Records with drawing code
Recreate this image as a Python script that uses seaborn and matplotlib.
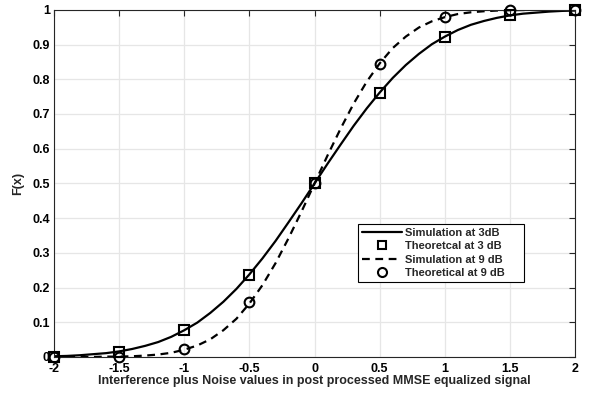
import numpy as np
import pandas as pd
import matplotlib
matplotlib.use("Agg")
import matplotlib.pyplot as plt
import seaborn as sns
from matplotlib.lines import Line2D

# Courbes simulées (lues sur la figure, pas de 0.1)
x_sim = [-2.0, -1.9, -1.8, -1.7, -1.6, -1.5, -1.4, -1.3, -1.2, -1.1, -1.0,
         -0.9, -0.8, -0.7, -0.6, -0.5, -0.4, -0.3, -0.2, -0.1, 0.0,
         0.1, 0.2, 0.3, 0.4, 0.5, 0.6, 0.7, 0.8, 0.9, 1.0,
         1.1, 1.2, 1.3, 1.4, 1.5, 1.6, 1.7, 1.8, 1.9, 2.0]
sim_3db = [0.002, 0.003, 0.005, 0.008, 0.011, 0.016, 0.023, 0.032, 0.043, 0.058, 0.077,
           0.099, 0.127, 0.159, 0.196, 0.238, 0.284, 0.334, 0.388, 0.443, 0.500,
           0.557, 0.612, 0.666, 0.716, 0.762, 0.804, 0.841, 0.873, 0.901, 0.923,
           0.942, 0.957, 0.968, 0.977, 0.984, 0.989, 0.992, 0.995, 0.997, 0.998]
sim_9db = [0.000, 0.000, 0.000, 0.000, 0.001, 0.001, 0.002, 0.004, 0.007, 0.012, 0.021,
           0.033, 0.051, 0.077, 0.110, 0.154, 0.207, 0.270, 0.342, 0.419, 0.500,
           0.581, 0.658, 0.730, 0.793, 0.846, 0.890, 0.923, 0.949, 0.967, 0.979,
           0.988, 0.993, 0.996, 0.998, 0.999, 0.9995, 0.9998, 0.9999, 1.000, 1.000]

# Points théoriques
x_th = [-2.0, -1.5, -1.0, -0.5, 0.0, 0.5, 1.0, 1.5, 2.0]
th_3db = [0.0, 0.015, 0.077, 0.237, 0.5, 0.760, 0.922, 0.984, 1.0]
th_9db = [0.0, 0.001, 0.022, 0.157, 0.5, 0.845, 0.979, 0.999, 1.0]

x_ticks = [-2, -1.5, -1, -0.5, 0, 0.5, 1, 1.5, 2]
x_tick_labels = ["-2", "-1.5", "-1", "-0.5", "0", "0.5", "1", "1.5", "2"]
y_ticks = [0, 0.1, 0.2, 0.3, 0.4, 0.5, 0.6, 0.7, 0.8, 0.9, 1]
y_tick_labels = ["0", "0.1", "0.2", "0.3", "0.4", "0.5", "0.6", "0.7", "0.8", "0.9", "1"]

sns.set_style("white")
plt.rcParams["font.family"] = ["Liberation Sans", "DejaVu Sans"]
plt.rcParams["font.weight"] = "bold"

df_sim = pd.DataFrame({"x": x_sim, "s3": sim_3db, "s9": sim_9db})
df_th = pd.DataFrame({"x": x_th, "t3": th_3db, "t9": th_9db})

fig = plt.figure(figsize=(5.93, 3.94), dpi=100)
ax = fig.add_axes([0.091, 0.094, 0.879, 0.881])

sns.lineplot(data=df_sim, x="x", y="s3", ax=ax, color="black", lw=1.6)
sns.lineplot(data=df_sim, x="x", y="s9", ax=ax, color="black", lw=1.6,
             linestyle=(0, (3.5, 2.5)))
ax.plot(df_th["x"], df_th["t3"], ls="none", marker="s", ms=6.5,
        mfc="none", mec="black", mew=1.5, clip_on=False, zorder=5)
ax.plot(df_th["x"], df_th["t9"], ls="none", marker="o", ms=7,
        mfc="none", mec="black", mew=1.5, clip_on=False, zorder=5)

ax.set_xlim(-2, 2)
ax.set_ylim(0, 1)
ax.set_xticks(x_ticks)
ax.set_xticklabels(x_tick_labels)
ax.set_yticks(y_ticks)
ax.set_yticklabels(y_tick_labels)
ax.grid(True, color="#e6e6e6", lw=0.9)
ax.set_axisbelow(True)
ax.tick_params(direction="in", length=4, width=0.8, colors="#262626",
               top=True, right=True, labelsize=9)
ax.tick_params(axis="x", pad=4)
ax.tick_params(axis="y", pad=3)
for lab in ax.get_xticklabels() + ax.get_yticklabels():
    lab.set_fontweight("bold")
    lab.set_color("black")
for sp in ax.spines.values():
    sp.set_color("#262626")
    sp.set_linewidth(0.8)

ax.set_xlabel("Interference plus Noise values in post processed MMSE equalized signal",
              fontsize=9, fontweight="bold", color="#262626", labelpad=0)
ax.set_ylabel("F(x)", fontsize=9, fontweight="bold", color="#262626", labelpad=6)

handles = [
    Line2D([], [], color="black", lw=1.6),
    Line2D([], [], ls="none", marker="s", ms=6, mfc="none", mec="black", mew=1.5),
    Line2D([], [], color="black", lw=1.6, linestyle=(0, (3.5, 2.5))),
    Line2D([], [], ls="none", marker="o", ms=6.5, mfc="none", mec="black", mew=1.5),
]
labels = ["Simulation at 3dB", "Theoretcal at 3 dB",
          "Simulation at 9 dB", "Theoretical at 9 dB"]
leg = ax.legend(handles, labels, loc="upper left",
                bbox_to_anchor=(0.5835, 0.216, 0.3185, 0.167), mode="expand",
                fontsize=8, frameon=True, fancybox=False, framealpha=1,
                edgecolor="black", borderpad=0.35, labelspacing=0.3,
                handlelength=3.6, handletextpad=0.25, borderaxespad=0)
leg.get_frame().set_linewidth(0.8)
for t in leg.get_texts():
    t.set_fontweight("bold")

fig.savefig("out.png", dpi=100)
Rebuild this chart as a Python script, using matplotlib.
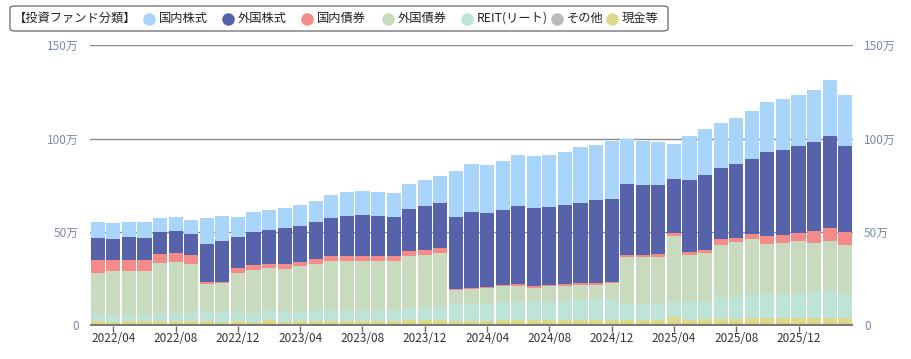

§ **TO BE DONE**
Reproduce every line of the material precisely, omitting its pictures.

§ **WORKED SOLUTION**
Recreate this image as a Python script that uses seaborn and matplotlib.
import numpy as np
import pandas as pd
import matplotlib
matplotlib.use("Agg")
import matplotlib.pyplot as plt
import seaborn as sns
from matplotlib.lines import Line2D

# Courbes simulées (lues sur la figure, pas de 0.1)
x_sim = [-2.0, -1.9, -1.8, -1.7, -1.6, -1.5, -1.4, -1.3, -1.2, -1.1, -1.0,
         -0.9, -0.8, -0.7, -0.6, -0.5, -0.4, -0.3, -0.2, -0.1, 0.0,
         0.1, 0.2, 0.3, 0.4, 0.5, 0.6, 0.7, 0.8, 0.9, 1.0,
         1.1, 1.2, 1.3, 1.4, 1.5, 1.6, 1.7, 1.8, 1.9, 2.0]
sim_3db = [0.002, 0.003, 0.005, 0.008, 0.011, 0.016, 0.023, 0.032, 0.043, 0.058, 0.077,
           0.099, 0.127, 0.159, 0.196, 0.238, 0.284, 0.334, 0.388, 0.443, 0.500,
           0.557, 0.612, 0.666, 0.716, 0.762, 0.804, 0.841, 0.873, 0.901, 0.923,
           0.942, 0.957, 0.968, 0.977, 0.984, 0.989, 0.992, 0.995, 0.997, 0.998]
sim_9db = [0.000, 0.000, 0.000, 0.000, 0.001, 0.001, 0.002, 0.004, 0.007, 0.012, 0.021,
           0.033, 0.051, 0.077, 0.110, 0.154, 0.207, 0.270, 0.342, 0.419, 0.500,
           0.581, 0.658, 0.730, 0.793, 0.846, 0.890, 0.923, 0.949, 0.967, 0.979,
           0.988, 0.993, 0.996, 0.998, 0.999, 0.9995, 0.9998, 0.9999, 1.000, 1.000]

# Points théoriques
x_th = [-2.0, -1.5, -1.0, -0.5, 0.0, 0.5, 1.0, 1.5, 2.0]
th_3db = [0.0, 0.015, 0.077, 0.237, 0.5, 0.760, 0.922, 0.984, 1.0]
th_9db = [0.0, 0.001, 0.022, 0.157, 0.5, 0.845, 0.979, 0.999, 1.0]

x_ticks = [-2, -1.5, -1, -0.5, 0, 0.5, 1, 1.5, 2]
x_tick_labels = ["-2", "-1.5", "-1", "-0.5", "0", "0.5", "1", "1.5", "2"]
y_ticks = [0, 0.1, 0.2, 0.3, 0.4, 0.5, 0.6, 0.7, 0.8, 0.9, 1]
y_tick_labels = ["0", "0.1", "0.2", "0.3", "0.4", "0.5", "0.6", "0.7", "0.8", "0.9", "1"]

sns.set_style("white")
plt.rcParams["font.family"] = ["Liberation Sans", "DejaVu Sans"]
plt.rcParams["font.weight"] = "bold"

df_sim = pd.DataFrame({"x": x_sim, "s3": sim_3db, "s9": sim_9db})
df_th = pd.DataFrame({"x": x_th, "t3": th_3db, "t9": th_9db})

fig = plt.figure(figsize=(5.93, 3.94), dpi=100)
ax = fig.add_axes([0.091, 0.094, 0.879, 0.881])

sns.lineplot(data=df_sim, x="x", y="s3", ax=ax, color="black", lw=1.6)
sns.lineplot(data=df_sim, x="x", y="s9", ax=ax, color="black", lw=1.6,
             linestyle=(0, (3.5, 2.5)))
ax.plot(df_th["x"], df_th["t3"], ls="none", marker="s", ms=6.5,
        mfc="none", mec="black", mew=1.5, clip_on=False, zorder=5)
ax.plot(df_th["x"], df_th["t9"], ls="none", marker="o", ms=7,
        mfc="none", mec="black", mew=1.5, clip_on=False, zorder=5)

ax.set_xlim(-2, 2)
ax.set_ylim(0, 1)
ax.set_xticks(x_ticks)
ax.set_xticklabels(x_tick_labels)
ax.set_yticks(y_ticks)
ax.set_yticklabels(y_tick_labels)
ax.grid(True, color="#e6e6e6", lw=0.9)
ax.set_axisbelow(True)
ax.tick_params(direction="in", length=4, width=0.8, colors="#262626",
               top=True, right=True, labelsize=9)
ax.tick_params(axis="x", pad=4)
ax.tick_params(axis="y", pad=3)
for lab in ax.get_xticklabels() + ax.get_yticklabels():
    lab.set_fontweight("bold")
    lab.set_color("black")
for sp in ax.spines.values():
    sp.set_color("#262626")
    sp.set_linewidth(0.8)

ax.set_xlabel("Interference plus Noise values in post processed MMSE equalized signal",
              fontsize=9, fontweight="bold", color="#262626", labelpad=0)
ax.set_ylabel("F(x)", fontsize=9, fontweight="bold", color="#262626", labelpad=6)

handles = [
    Line2D([], [], color="black", lw=1.6),
    Line2D([], [], ls="none", marker="s", ms=6, mfc="none", mec="black", mew=1.5),
    Line2D([], [], color="black", lw=1.6, linestyle=(0, (3.5, 2.5))),
    Line2D([], [], ls="none", marker="o", ms=6.5, mfc="none", mec="black", mew=1.5),
]
labels = ["Simulation at 3dB", "Theoretcal at 3 dB",
          "Simulation at 9 dB", "Theoretical at 9 dB"]
leg = ax.legend(handles, labels, loc="upper left",
                bbox_to_anchor=(0.5835, 0.216, 0.3185, 0.167), mode="expand",
                fontsize=8, frameon=True, fancybox=False, framealpha=1,
                edgecolor="black", borderpad=0.35, labelspacing=0.3,
                handlelength=3.6, handletextpad=0.25, borderaxespad=0)
leg.get_frame().set_linewidth(0.8)
for t in leg.get_texts():
    t.set_fontweight("bold")

fig.savefig("out.png", dpi=100)
Rebuild this chart as a Python script, using matplotlib.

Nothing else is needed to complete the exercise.